Вот во имя чего было принесено столько жертв! Чтобы понять, как это работает! Проклятье! Проклятье! Как же так? Как же так?!
— Ты обладаешь уникальным даром! Ведь это правда, Алекс! Уникальным даром! Испокон веков люди мечтали повелевать силами природы, разве нет? Ты особенный, значит, сможешь получить всё, что пожелаешь. Деньги, положение… Чего ты хочешь?
Подумать только! Решила сыграть на моей жадности! А почему бы и нет? Ведь я… я, и в самом деле, мечтал быть богатым, успешным, свободным… Но к чему теперь вспоминать об этом?
— Вы гнусная дура!
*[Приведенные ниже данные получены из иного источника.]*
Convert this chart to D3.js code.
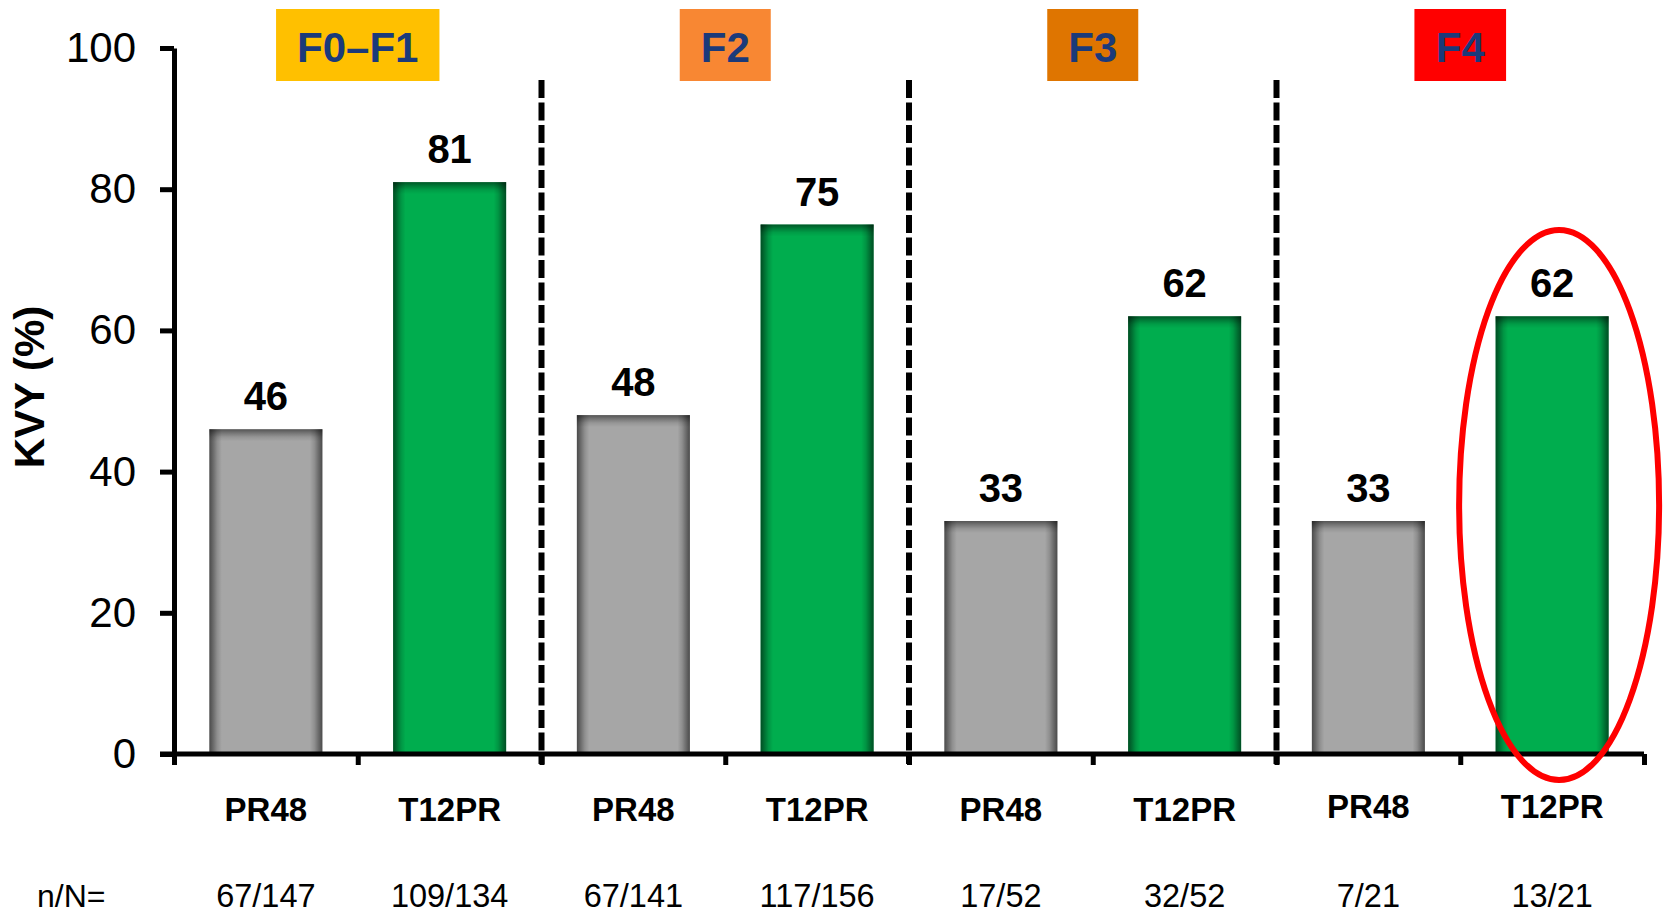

Лицемерка! Проклятый балаган! Нет никакого уникального дара, который следует восхвалять! И никогда не было!
* * *
Ей всё равно. Хильде фон Вейнер. Когда умер её ребёнок, она сломалась, перегорела. Она потеряла цель в жизни и отчаянно искала новую. Вот и нашла. Доктор фон Вейнер не злорадствует, не наслаждается чужими страданиями, не радуется им, просто ей нет до них никакого дела. Как и всем остальным учёным. Проклятые технократы отлично подобрали персонал станции, выбрали самых чёрствых людей на свете, тех, кто давным-давно ушёл в себя.
Мне с ними не сладить, их не разжалобить, не переубедить. Им всё равно.